La dénonciation de ce visuel n’a néanmoins pas fait l’unanimité au sein des cadres et surtout auprès du fondateur de La France insoumise. Ce n’est pas un, mais deux journalistes qui ont fait les frais de la perte de sang froid de Jean-Luc Mélenchon. Le 13 mars, à l’antenne de France Inter, le coprésident de l’Institut La Boétie, tel un professeur des écoles, en est venu à réprimander Léa Salamé qui l’interrogeait sur le sens du visuel. « Nous ne sommes pas antisémites […] Vous relayez la propagande des réseaux d’extrême droite ! » s’exclame-t-il. Le dimanche 16 mars, sur France 3, le chef de file du parti insoumis s’en est pris à Francis Letellier dans « Dimanche en politique ».
« Ça suffit ! »
D’emblée, Mélenchon a cherché à balayer les interrogations à ce sujet : « L’extrême droite accuse, puis cela monte dans la sphère médiatique Bolloré.
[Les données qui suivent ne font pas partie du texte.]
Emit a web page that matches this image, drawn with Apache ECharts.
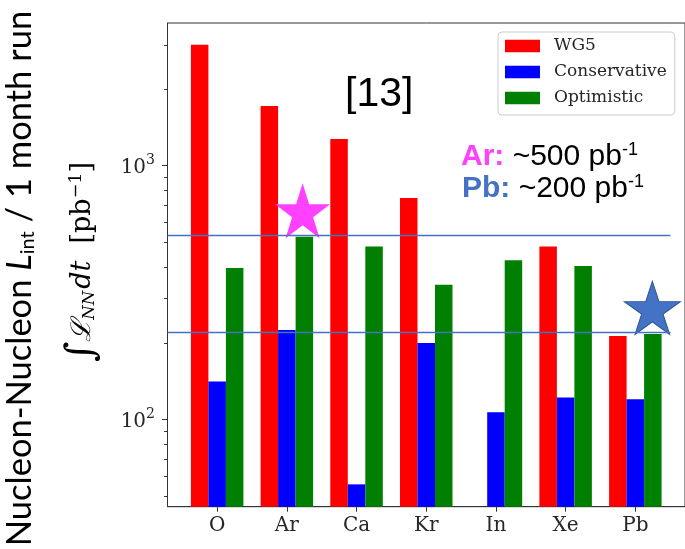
<!DOCTYPE html>
<html>
<head>
<meta charset="utf-8">
<script src="https://cdn.jsdelivr.net/npm/echarts@6/dist/echarts.min.js"></script>
<style>
  html, body { margin: 0; padding: 0; background: #ffffff; }
  #chart { width: 685px; height: 549px; }
</style>
</head>
<body>
<div id="chart"></div>
<script>
// Nucleon-nucleon integrated luminosity per 1-month run, by ion species
const nuclei = ['O', 'Ar', 'Ca', 'Kr', 'In', 'Xe', 'Pb'];
const wg5 = [3000, 1720, 1275, 746, null, 480, 213];
const conservative = [141, 225, 55.4, 200, 106.5, 122, 120];
const optimistic = [395, 525, 480, 339, 424, 402, 217];

// log-axis ticks
const yMajorTicks = [100, 1000];
const yMinorTicks = [50, 60, 70, 80, 90, 200, 300, 400, 500, 600, 700, 800, 900, 2000, 3000];

// reference levels (pb^-1) for Ar and Pb, and the star markers [x position, value]
const targetLevels = [532, 220];
const starMarks = [[1.226, 664], [6.244, 275]];

const xMin = -0.7125, xMax = 6.7125;
const yMin = 45.23, yMax = 3653;

function starPath() {
  const pts = [];
  for (let k = 0; k < 10; k++) {
    const r = k % 2 === 0 ? 100 : 38.2;
    const a = -Math.PI / 2 + k * Math.PI / 5;
    pts.push((r * Math.cos(a)).toFixed(2) + ' ' + (r * Math.sin(a)).toFixed(2));
  }
  return 'path://M' + pts.join(' L') + ' Z';
}

const serif = '"DejaVu Serif", serif';
const sans = '"Liberation Sans", Arial, sans-serif';
const axisColor = '#333333';

function pairs(arr) {
  const out = [];
  arr.forEach((v, i) => { if (v != null) out.push([i, v]); });
  return out;
}

// minor log ticks, placed through the y scale: [x, y]
const yMinorTickData = yMinorTicks.map(v => [xMin, v]);

function minorTickItem(params, api) {
  const p = api.coord([api.value(0), api.value(1)]);
  const y = Math.round(p[1]) + 0.5;
  return {
    type: 'line',
    shape: { x1: p[0] - 3.5, y1: y, x2: p[0], y2: y },
    style: { stroke: axisColor, lineWidth: 1 }
  };
}

const chart = echarts.init(document.getElementById('chart'), null, { renderer: 'canvas' });

const option = {
  animation: false,
  backgroundColor: '#ffffff',
  grid: {
    left: 167.5, top: 23, width: 519.75, height: 483.7,
    show: true, borderColor: axisColor, borderWidth: 1, backgroundColor: 'transparent'
  },
  legend: {
    data: ['WG5', 'Conservative', 'Optimistic'],
    orient: 'vertical',
    left: 498, top: 32,
    icon: 'rect',
    itemWidth: 35, itemHeight: 12.5, itemGap: 8,
    padding: [5, 8, 8, 7],
    borderColor: '#cccccc', borderWidth: 1, borderRadius: 4,
    backgroundColor: 'rgba(255,255,255,0.8)',
    textStyle: { fontFamily: serif, fontSize: 17, color: '#262626', padding: [0, 0, 0, 9], lineHeight: 18 }
  },
  xAxis: {
    type: 'value', min: xMin, max: xMax,
    axisLine: { show: true, onZero: false, lineStyle: { color: axisColor } },
    splitLine: { show: false },
    axisTick: { show: true, length: 5, customValues: nuclei.map((_, i) => i), lineStyle: { color: axisColor, width: 1 } },
    axisLabel: {
      customValues: nuclei.map((_, i) => i),
      formatter: v => nuclei[Math.round(v)] || '',
      fontFamily: serif, fontSize: 20, color: '#262626', margin: 9
    }
  },
  yAxis: {
    type: 'log', logBase: 10, min: yMin, max: yMax, position: 'left',
    axisLine: { show: true, onZero: false, lineStyle: { color: axisColor } },
    splitLine: { show: false },
    axisTick: { show: true, length: 5.5, customValues: yMajorTicks, lineStyle: { color: axisColor, width: 1 } },
    axisLabel: {
      customValues: yMajorTicks,
      margin: 12.5,
      formatter: v => '{b|10}{s|' + Math.round(Math.log10(v)) + '}',
      rich: {
        b: { fontFamily: serif, fontSize: 20, color: '#262626', verticalAlign: 'bottom', lineHeight: 24 },
        s: { fontFamily: serif, fontSize: 14, color: '#262626', verticalAlign: 'top', lineHeight: 16 }
      }
    }
  },
  graphic: [
    {
      type: 'text', x: 20, y: 278.5, rotation: Math.PI / 2,
      style: {
        text: 'Nucleon-Nucleon {i|L}{sub|int} / 1 month run',
        fontFamily: 'Lato, "Open Sans", sans-serif', fontSize: 34.5, fill: '#000000',
        align: 'center', verticalAlign: 'middle',
        rich: {
          i: { fontFamily: 'Lato, sans-serif', fontStyle: 'italic', fontSize: 34.5, fill: '#000000' },
          sub: { fontFamily: 'Lato, sans-serif', fontSize: 20, fill: '#000000', verticalAlign: 'bottom', padding: [14, 0, 0, 0] }
        }
      }
    },
    {
      type: 'text', x: 83, y: 262, rotation: Math.PI / 2,
      style: {
        text: '{int|∫}{L|ℒ}{nn|NN}{it|dt}{t|  [pb}{sup|−1}{t|]}',
        fontFamily: serif, fontSize: 27, fill: '#000000',
        align: 'center', verticalAlign: 'middle',
        rich: {
          int: { fontFamily: serif, fontSize: 39, fill: '#000000' },
          L: { fontFamily: serif, fontStyle: 'italic', fontSize: 27, fill: '#000000' },
          nn: { fontFamily: serif, fontStyle: 'italic', fontSize: 16.5, fill: '#000000', padding: [13, 2, 0, 0] },
          it: { fontFamily: serif, fontStyle: 'italic', fontSize: 27, fill: '#000000' },
          t: { fontFamily: serif, fontSize: 27, fill: '#000000' },
          sup: { fontFamily: serif, fontSize: 17.5, fill: '#000000', padding: [0, 0, 13, 0] }
        }
      }
    },
    {
      type: 'text', x: 345, y: 74,
      style: { text: '[13]', fontFamily: sans, fontSize: 41, fill: '#000000', align: 'left', verticalAlign: 'top' }
    },
    {
      type: 'text', x: 461, y: 157,
      style: {
        text: '{ar|Ar:}{t| ~500 pb}{sup|-1}',
        align: 'left', verticalAlign: 'middle',
        rich: {
          ar: { fontFamily: sans, fontWeight: 'bold', fontSize: 30, fill: '#ff40ff' },
          t: { fontFamily: sans, fontSize: 30, fill: '#000000' },
          sup: { fontFamily: sans, fontSize: 18, fill: '#000000', padding: [0, 0, 14, 0] }
        }
      }
    },
    {
      type: 'text', x: 462, y: 189,
      style: {
        text: '{pb|Pb:}{t| ~200 pb}{sup|-1}',
        align: 'left', verticalAlign: 'middle',
        rich: {
          pb: { fontFamily: sans, fontWeight: 'bold', fontSize: 30, fill: '#4472c4' },
          t: { fontFamily: sans, fontSize: 30, fill: '#000000' },
          sup: { fontFamily: sans, fontSize: 18, fill: '#000000', padding: [0, 0, 14, 0] }
        }
      }
    }
  ],
  series: [
    {
      name: 'WG5', type: 'bar', data: pairs(wg5),
      barWidth: 17.5, barGap: '0%',
      itemStyle: { color: '#ff0000' }
    },
    {
      name: 'Conservative', type: 'bar', data: pairs(conservative),
      barWidth: 17.5, barGap: '0%',
      itemStyle: { color: '#0000ff' }
    },
    {
      name: 'Optimistic', type: 'bar', data: pairs(optimistic),
      barWidth: 17.5, barGap: '0%',
      itemStyle: { color: '#008000' }
    },
    {
      name: 'minorTicks', type: 'custom', silent: true, clip: false, z: 1,
      encode: { x: 0, y: 1 },
      data: yMinorTickData, renderItem: minorTickItem
    },
    {
      name: 'levels', type: 'line', data: [], z: 3,
      markLine: {
        silent: true, symbol: ['none', 'none'],
        label: { show: false },
        lineStyle: { color: '#4472c4', width: 1.3, type: 'solid' },
        data: targetLevels.map(v => [{ coord: [xMin, v] }, { coord: [6.504, v] }])
      }
    },
    {
      name: 'stars', type: 'scatter', z: 4,
      symbol: starPath(),
      data: [
        { value: starMarks[0], symbolSize: [55, 55], itemStyle: { color: '#ff40ff', opacity: 1 } },
        { value: starMarks[1], symbolSize: [56, 53], itemStyle: { color: '#4472c4', borderColor: '#2f528f', borderWidth: 1, opacity: 1 } }
      ]
    }
  ]
};

chart.setOption(option);
</script>
</body>
</html>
Puis tous les gentils, comme vous et les autres, disent : “Ah, quand même, il y a un problème !” […] C’est exactement comme ça qu’on fait pour attribuer une étiquette. » Face à l’insistance du journaliste, il s’emporte : « Pourquoi vous me posez cette question ? De quel droit ? Vous m’accusez ? Est-ce que vous m’accusez ? » avant d’intimer à Francis Letellier de se taire après un violent « ça suffit ! ». Quand les souris se divisent, le chat perd ses nerfs.